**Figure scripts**
#####
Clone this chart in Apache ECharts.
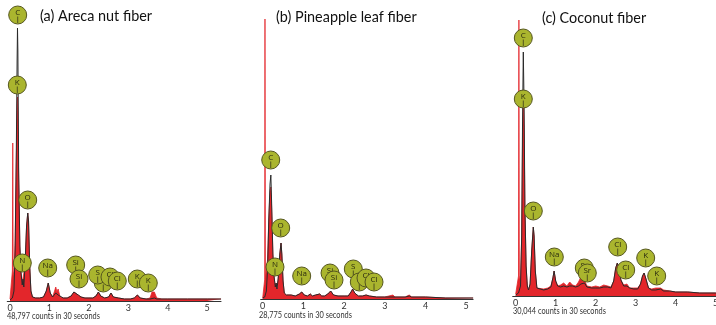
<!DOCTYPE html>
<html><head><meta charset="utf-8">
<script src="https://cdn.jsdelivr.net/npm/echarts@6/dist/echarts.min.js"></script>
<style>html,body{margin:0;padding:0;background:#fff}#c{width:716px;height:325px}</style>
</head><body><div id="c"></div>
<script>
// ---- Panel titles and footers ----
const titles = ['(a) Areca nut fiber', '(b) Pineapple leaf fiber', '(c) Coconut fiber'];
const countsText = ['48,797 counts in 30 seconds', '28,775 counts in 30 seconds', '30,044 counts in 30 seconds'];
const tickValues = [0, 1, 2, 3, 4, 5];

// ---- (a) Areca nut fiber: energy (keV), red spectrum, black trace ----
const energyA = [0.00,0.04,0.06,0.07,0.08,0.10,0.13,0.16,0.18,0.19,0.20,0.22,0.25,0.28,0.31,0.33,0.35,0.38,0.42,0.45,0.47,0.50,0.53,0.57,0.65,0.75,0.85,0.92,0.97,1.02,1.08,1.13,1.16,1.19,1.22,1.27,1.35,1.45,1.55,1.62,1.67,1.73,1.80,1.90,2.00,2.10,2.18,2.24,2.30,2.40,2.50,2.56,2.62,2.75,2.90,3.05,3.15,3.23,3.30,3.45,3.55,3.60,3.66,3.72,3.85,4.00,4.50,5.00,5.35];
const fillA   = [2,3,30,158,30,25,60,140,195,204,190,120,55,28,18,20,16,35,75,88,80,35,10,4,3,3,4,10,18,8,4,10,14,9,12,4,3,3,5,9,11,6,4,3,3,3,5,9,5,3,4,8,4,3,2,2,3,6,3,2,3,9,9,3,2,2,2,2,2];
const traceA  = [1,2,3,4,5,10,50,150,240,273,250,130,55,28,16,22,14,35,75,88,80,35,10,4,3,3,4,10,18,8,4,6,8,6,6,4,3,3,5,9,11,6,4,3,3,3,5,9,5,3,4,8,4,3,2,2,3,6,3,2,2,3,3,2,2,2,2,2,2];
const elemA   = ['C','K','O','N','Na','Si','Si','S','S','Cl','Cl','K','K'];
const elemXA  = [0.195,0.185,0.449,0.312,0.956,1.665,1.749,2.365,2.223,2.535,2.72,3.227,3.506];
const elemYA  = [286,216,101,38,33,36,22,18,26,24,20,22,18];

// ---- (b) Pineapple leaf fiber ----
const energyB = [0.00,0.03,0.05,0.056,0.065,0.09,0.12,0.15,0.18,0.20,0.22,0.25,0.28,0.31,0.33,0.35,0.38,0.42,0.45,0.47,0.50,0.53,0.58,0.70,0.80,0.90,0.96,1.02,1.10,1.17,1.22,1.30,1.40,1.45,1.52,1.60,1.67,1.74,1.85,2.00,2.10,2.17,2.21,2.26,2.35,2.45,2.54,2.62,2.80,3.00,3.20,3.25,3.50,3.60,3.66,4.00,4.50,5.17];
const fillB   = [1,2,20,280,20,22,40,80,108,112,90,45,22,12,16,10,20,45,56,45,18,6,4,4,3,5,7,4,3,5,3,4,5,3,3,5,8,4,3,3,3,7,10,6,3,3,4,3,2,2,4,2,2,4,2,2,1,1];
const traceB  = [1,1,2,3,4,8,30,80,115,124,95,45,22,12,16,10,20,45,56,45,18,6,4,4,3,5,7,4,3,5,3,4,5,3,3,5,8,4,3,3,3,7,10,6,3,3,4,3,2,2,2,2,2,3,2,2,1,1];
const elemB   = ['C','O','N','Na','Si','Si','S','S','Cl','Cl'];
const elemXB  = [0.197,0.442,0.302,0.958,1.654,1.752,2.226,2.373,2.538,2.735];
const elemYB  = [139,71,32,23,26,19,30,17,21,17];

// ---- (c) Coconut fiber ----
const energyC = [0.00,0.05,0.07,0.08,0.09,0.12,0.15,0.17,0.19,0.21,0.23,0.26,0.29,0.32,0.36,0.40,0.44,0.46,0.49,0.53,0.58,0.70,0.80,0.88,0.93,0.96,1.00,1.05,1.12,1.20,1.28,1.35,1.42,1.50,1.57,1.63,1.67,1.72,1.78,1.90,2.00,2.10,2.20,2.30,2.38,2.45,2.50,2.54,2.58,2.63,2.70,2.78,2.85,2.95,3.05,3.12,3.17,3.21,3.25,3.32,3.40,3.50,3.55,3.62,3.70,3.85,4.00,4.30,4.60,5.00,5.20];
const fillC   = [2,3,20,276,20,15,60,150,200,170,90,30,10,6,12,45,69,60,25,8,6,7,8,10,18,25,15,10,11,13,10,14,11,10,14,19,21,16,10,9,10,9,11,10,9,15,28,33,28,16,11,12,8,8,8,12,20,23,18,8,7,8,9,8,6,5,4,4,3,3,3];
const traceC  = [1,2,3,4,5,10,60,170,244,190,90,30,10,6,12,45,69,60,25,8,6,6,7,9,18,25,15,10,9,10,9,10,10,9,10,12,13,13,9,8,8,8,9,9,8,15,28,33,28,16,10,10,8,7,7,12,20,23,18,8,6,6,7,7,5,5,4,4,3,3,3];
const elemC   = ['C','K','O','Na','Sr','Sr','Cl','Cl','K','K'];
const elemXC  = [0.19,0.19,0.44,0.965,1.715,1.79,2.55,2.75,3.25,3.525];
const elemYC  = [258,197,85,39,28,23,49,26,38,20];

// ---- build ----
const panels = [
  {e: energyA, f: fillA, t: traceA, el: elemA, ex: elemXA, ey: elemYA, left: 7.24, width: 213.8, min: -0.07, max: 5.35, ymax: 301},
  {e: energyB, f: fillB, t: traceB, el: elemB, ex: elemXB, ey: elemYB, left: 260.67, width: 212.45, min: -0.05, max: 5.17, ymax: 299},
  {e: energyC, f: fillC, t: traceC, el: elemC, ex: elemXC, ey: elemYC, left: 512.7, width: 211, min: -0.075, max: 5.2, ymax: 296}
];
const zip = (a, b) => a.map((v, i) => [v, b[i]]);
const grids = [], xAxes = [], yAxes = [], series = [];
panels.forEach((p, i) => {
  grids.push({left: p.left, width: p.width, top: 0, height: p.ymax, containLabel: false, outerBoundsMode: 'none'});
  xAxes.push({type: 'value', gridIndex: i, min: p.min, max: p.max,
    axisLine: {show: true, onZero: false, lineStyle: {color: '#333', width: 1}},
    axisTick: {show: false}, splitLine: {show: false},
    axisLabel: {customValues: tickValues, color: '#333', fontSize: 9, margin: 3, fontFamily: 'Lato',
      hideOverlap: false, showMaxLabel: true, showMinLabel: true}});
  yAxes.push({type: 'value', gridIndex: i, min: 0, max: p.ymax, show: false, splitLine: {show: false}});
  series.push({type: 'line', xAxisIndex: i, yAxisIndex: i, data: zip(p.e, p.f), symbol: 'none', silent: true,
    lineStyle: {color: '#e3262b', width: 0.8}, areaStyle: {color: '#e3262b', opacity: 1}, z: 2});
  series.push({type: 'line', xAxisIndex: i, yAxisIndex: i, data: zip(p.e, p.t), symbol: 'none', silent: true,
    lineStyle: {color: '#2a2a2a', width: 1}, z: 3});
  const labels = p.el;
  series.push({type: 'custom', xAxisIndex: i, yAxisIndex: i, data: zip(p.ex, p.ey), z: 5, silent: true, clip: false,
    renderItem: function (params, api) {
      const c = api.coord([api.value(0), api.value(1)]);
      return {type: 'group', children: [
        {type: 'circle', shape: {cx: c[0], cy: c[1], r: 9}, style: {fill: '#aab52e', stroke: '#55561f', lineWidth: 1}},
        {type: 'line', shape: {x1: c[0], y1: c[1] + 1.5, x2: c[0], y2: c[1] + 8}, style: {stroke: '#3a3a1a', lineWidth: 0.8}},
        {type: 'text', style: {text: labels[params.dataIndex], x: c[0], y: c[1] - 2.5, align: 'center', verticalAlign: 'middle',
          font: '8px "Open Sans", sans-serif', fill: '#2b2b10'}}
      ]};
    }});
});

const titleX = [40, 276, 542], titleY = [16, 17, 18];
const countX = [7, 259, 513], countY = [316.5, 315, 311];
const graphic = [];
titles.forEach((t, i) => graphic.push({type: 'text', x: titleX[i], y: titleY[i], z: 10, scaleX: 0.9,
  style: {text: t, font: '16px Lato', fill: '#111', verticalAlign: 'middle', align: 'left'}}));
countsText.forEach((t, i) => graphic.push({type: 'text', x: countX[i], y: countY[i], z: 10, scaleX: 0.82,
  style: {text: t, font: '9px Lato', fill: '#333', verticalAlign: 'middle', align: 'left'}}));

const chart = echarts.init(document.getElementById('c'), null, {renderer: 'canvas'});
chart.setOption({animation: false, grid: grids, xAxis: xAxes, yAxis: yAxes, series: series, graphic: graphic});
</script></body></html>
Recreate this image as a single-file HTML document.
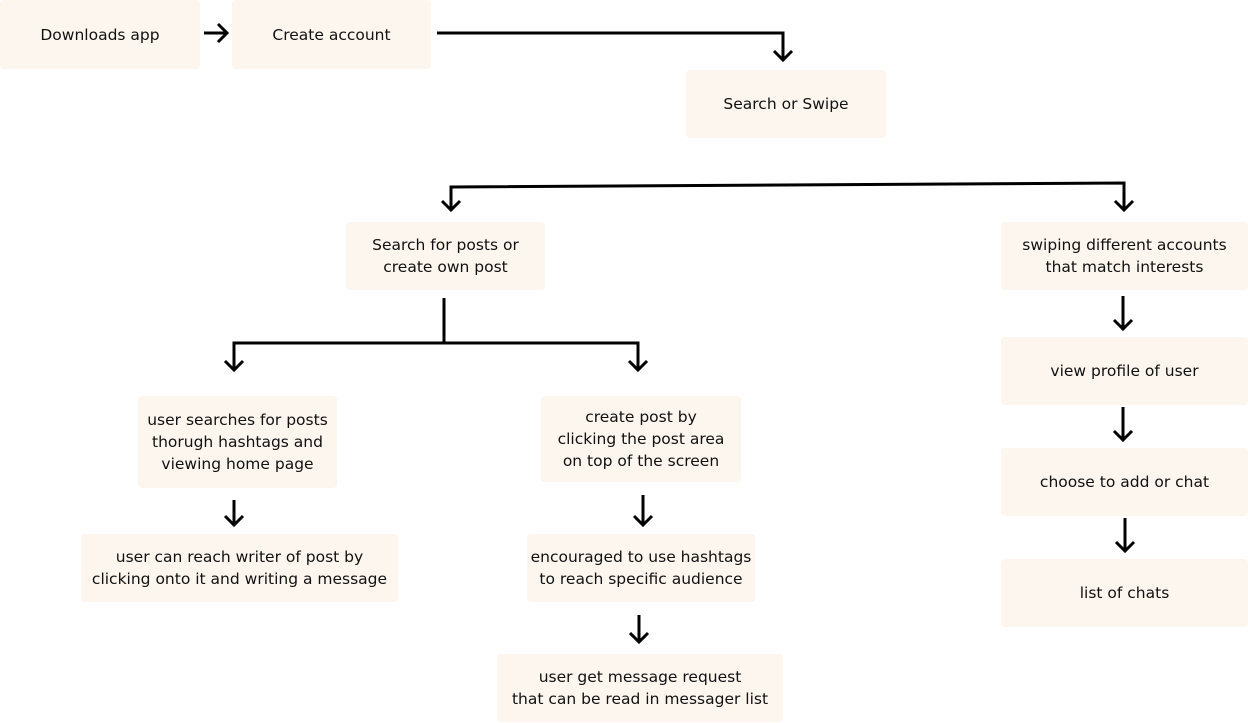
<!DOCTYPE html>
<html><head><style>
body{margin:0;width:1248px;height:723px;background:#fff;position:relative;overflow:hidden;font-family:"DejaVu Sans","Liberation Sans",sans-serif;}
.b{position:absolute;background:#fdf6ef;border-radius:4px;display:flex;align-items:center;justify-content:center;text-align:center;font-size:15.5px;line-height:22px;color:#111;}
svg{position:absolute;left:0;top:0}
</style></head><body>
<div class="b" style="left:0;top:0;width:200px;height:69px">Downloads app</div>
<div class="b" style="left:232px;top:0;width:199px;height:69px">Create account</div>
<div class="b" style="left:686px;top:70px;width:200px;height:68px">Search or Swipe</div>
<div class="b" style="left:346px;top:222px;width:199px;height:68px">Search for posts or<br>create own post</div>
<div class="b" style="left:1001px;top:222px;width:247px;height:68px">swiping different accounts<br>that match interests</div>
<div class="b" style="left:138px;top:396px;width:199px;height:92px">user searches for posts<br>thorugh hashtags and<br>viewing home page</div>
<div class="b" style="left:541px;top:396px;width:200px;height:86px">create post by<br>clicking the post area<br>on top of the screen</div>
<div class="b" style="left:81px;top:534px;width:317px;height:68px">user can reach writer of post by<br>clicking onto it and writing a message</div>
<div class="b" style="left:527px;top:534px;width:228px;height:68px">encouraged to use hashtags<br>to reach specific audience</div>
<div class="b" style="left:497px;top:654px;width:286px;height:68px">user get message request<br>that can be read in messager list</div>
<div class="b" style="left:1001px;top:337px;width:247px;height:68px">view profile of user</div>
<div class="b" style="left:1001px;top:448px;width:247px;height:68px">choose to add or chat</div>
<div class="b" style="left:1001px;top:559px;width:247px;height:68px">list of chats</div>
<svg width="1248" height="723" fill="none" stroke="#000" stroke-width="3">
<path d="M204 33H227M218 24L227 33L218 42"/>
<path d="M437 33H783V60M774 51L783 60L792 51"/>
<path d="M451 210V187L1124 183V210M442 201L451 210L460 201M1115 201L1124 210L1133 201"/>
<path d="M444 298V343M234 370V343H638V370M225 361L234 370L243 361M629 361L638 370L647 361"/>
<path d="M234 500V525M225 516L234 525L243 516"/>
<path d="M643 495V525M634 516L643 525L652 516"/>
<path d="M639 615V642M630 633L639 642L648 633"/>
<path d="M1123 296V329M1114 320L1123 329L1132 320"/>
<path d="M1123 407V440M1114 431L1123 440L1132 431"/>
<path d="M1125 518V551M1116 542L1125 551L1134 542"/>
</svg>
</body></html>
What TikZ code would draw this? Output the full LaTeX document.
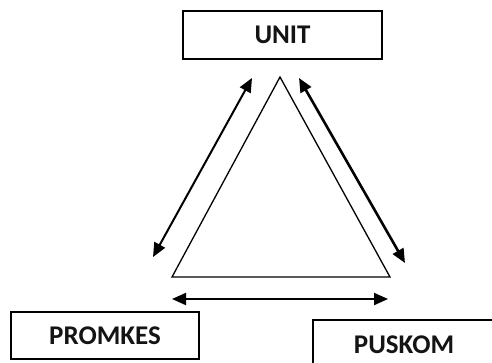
#####
Scan the material above for the string "document" and return the lines that hold it.

const chart = echarts.init(document.getElementById('c'), null, {renderer: 'canvas'});
Recreate this image as a single-file HTML document.
What TikZ code would draw this? Output the full LaTeX document.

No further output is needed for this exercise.